● TASK: Would you print the material exactly, starting at its first line and ending at the line holding "(ctl) at (421,71)"?

● SOURCE MATERIAL:
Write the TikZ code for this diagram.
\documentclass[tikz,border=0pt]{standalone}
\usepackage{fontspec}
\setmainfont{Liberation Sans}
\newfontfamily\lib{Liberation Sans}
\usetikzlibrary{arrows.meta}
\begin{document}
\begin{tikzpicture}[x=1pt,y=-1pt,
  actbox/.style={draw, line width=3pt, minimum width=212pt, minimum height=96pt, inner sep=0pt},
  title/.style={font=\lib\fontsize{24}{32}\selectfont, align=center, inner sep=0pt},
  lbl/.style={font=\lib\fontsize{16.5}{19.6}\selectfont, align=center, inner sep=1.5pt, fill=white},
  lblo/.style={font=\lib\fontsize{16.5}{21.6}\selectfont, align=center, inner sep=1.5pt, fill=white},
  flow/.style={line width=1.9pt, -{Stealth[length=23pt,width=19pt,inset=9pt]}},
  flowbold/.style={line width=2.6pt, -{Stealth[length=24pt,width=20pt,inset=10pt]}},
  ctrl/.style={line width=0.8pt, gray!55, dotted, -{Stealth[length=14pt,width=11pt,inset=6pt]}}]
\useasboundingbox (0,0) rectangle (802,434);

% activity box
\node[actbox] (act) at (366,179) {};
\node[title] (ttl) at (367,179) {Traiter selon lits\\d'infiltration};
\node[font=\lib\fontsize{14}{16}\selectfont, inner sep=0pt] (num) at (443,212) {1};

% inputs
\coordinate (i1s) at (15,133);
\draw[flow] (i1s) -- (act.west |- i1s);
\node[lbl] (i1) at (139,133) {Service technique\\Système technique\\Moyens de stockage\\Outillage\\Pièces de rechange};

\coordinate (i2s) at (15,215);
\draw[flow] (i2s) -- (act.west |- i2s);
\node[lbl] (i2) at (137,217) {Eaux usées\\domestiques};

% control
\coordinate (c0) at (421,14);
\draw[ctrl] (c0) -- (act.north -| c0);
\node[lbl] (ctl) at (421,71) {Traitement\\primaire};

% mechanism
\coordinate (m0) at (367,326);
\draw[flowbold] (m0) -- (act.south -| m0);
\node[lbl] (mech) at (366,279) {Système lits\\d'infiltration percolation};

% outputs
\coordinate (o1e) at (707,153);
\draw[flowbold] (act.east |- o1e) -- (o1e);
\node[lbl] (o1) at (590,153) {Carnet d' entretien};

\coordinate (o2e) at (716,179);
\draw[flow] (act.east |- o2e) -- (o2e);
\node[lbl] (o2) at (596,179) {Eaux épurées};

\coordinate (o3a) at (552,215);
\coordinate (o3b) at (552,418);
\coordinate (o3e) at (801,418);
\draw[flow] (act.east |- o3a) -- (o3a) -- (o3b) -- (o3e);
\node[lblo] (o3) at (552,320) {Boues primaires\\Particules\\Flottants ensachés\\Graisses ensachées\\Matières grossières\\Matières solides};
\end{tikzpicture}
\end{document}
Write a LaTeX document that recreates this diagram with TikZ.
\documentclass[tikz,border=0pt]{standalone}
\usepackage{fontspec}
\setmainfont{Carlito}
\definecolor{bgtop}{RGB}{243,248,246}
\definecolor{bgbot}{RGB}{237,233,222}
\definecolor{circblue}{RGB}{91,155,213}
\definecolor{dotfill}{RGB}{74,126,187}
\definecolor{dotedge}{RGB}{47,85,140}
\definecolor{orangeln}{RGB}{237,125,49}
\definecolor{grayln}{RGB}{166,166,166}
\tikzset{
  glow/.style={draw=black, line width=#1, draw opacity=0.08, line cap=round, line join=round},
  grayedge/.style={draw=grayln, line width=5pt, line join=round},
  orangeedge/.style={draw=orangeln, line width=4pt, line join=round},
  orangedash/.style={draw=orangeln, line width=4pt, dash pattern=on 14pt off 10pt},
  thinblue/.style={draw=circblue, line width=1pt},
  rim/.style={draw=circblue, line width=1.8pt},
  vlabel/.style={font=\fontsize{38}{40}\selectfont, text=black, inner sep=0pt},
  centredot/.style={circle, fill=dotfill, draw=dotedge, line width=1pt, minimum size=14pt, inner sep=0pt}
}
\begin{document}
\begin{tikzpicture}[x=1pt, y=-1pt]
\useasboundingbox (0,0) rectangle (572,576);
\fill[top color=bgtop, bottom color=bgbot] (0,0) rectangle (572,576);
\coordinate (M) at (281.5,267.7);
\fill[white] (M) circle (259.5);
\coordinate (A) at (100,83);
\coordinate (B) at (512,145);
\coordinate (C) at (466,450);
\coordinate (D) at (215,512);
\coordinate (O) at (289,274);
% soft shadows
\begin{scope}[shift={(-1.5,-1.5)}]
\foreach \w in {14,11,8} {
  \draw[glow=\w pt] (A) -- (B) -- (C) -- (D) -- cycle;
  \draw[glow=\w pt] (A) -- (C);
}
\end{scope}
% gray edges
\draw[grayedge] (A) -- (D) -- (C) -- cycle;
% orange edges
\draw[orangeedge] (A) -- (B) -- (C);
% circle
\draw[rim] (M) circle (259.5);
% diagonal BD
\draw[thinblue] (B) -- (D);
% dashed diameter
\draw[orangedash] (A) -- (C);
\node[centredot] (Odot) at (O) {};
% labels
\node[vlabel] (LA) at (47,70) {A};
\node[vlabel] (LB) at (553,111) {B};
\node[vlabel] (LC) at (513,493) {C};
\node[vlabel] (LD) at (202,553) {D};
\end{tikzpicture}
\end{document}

● EXPECTED ANSWER:
Write the TikZ code for this diagram.
\documentclass[tikz,border=0pt]{standalone}
\usepackage{fontspec}
\setmainfont{Liberation Sans}
\newfontfamily\lib{Liberation Sans}
\usetikzlibrary{arrows.meta}
\begin{document}
\begin{tikzpicture}[x=1pt,y=-1pt,
  actbox/.style={draw, line width=3pt, minimum width=212pt, minimum height=96pt, inner sep=0pt},
  title/.style={font=\lib\fontsize{24}{32}\selectfont, align=center, inner sep=0pt},
  lbl/.style={font=\lib\fontsize{16.5}{19.6}\selectfont, align=center, inner sep=1.5pt, fill=white},
  lblo/.style={font=\lib\fontsize{16.5}{21.6}\selectfont, align=center, inner sep=1.5pt, fill=white},
  flow/.style={line width=1.9pt, -{Stealth[length=23pt,width=19pt,inset=9pt]}},
  flowbold/.style={line width=2.6pt, -{Stealth[length=24pt,width=20pt,inset=10pt]}},
  ctrl/.style={line width=0.8pt, gray!55, dotted, -{Stealth[length=14pt,width=11pt,inset=6pt]}}]
\useasboundingbox (0,0) rectangle (802,434);

% activity box
\node[actbox] (act) at (366,179) {};
\node[title] (ttl) at (367,179) {Traiter selon lits\\d'infiltration};
\node[font=\lib\fontsize{14}{16}\selectfont, inner sep=0pt] (num) at (443,212) {1};

% inputs
\coordinate (i1s) at (15,133);
\draw[flow] (i1s) -- (act.west |- i1s);
\node[lbl] (i1) at (139,133) {Service technique\\Système technique\\Moyens de stockage\\Outillage\\Pièces de rechange};

\coordinate (i2s) at (15,215);
\draw[flow] (i2s) -- (act.west |- i2s);
\node[lbl] (i2) at (137,217) {Eaux usées\\domestiques};

% control
\coordinate (c0) at (421,14);
\draw[ctrl] (c0) -- (act.north -| c0);
\node[lbl] (ctl) at (421,71) {Traitement\\primaire};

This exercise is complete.